Principle:Helicone Helicone Endpoint Pricing Configuration
| Knowledge Sources | |
|---|---|
| Domains | Model Registry, Pricing, LLM Gateway |
| Last Updated | 2026-02-14 00:00 GMT |
Overview
Endpoint pricing configuration is a structured declaration that binds a model to a specific provider, defining per-token pricing tiers, cache cost multipliers, regional deployment endpoints, supported parameters, and operational flags for that particular model-provider combination.
Description
A single LLM model (e.g., Claude Opus 4) can be served by multiple providers (Anthropic direct, AWS Bedrock, Google Vertex, OpenRouter), each with different pricing, regional deployments, supported parameters, and operational characteristics. The Endpoint Pricing Configuration principle provides a typed structure for capturing all of these per-model-per-provider details in a single, self-contained declaration.
Each configuration specifies the provider's model ID string (which often differs from the canonical model name), the pricing tiers (with threshold-based tiered rates for input and output tokens), optional cache cost multipliers (for prompt caching features), the context length and maximum completion tokens for that specific deployment, which API parameters are supported, and a map of endpoint deployments (regions or wildcard entries).
The pricing model supports tiered pricing via an array of ModelPricing objects ordered by threshold. This allows representing volume-based pricing where the per-token rate changes after certain usage thresholds. Each tier can include specialized pricing for different modalities (image, audio, video, file), cache read/write multipliers, per-request fees, thinking token costs, and web search costs.

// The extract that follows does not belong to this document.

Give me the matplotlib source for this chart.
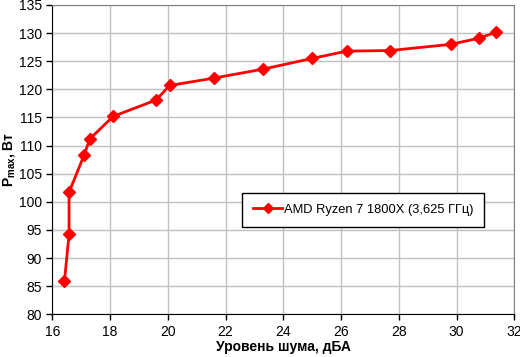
import matplotlib.pyplot as plt

plt.rcParams['font.family'] = ['Liberation Sans', 'DejaVu Sans']
plt.rcParams['mathtext.default'] = 'regular'

# Шум, дБА и мощность, Вт
noise = [16.42, 16.58, 16.58, 17.10, 17.30, 18.11, 19.59, 20.07, 21.60, 23.30,
         25.00, 26.20, 27.69, 29.79, 30.78, 31.38]
power = [85.9, 94.2, 101.7, 108.3, 111.2, 115.2, 118.1, 120.7, 122.0, 123.6,
         125.5, 126.8, 126.9, 128.0, 129.1, 130.2]
series_name = 'AMD Ryzen 7 1800X (3,625 ГГц)'
x_ticks = list(range(16, 33, 2))
y_ticks = list(range(80, 136, 5))

fig = plt.figure(figsize=(5.2, 3.57), dpi=100)
ax = fig.add_axes([0.1006, 0.1196, 0.8885, 0.8664])

ax.plot(noise, power, color='#ff0000', lw=2, marker='D', ms=6.5,
        markeredgecolor='#ff0000', label=series_name, zorder=3)

ax.set_xlim(16, 32)
ax.set_ylim(80, 135)
ax.set_xticks(x_ticks)
ax.set_yticks(y_ticks)
ax.grid(True, color='#c0c0c0', lw=1)
ax.set_axisbelow(True)
ax.tick_params(direction='out', length=4, width=1, labelsize=10, colors='black')
for s in ['top', 'right']:
    ax.spines[s].set_color('#808080')
for s in ['left', 'bottom']:
    ax.spines[s].set_color('black')

ax.set_xlabel('Уровень шума, дБА', fontsize=10, fontweight='bold', labelpad=1)
ax.set_ylabel(r'P$_{max}$, Вт', fontsize=10, fontweight='bold', labelpad=1)

leg = ax.legend(loc='upper left', bbox_to_anchor=(0.41, 0.393), fontsize=9.3,
                frameon=True, fancybox=False, edgecolor='black', framealpha=1,
                handlelength=2.3, borderpad=0.85, handletextpad=0.1,
                markerscale=0.8, borderaxespad=0)
leg.get_frame().set_linewidth(1)

plt.savefig('out.png', dpi=100)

The endpoint configuration map (endpointConfigs) allows per-deployment overrides of pricing, context length, and model IDs, which is essential for providers like AWS Bedrock and Google Vertex where different regions may have different pricing or model availability.
Usage
Use this configuration structure when:
- Adding a new model to the gateway for a specific provider
- Defining or updating pricing for a model-provider combination
- Configuring regional deployments with per-region overrides
- Declaring which API parameters a model-provider combination supports
Theoretical Basis
The Endpoint Pricing Configuration follows the Configuration as Data principle: operational parameters that change per model-provider-region are expressed as declarative data structures rather than imperative code. This makes configurations auditable, diffable, and testable.
The tiered pricing array implements a step function: given a usage quantity, the system finds the tier whose threshold the quantity exceeds and applies that tier's rates. This is a common pattern in billing systems:
function getPricingTier(usage, pricingTiers):
applicableTier = pricingTiers[0]
for tier in pricingTiers:
if usage >= tier.threshold:
applicableTier = tier
return applicableTier
The Composite Key pattern ("model-name:provider-name") creates a unique identifier for each model-provider combination, enabling O(1) lookup in the registry. The endpoint configs within each entry add a third dimension ("model:provider:region"), forming a hierarchical key structure.
Cache multipliers follow a Derived Pricing pattern: rather than specifying absolute cache costs, they express cache costs as a fraction of the base input rate (e.g., cachedInput: 0.1 means 10% of the input rate), ensuring cache pricing stays proportional when base rates change.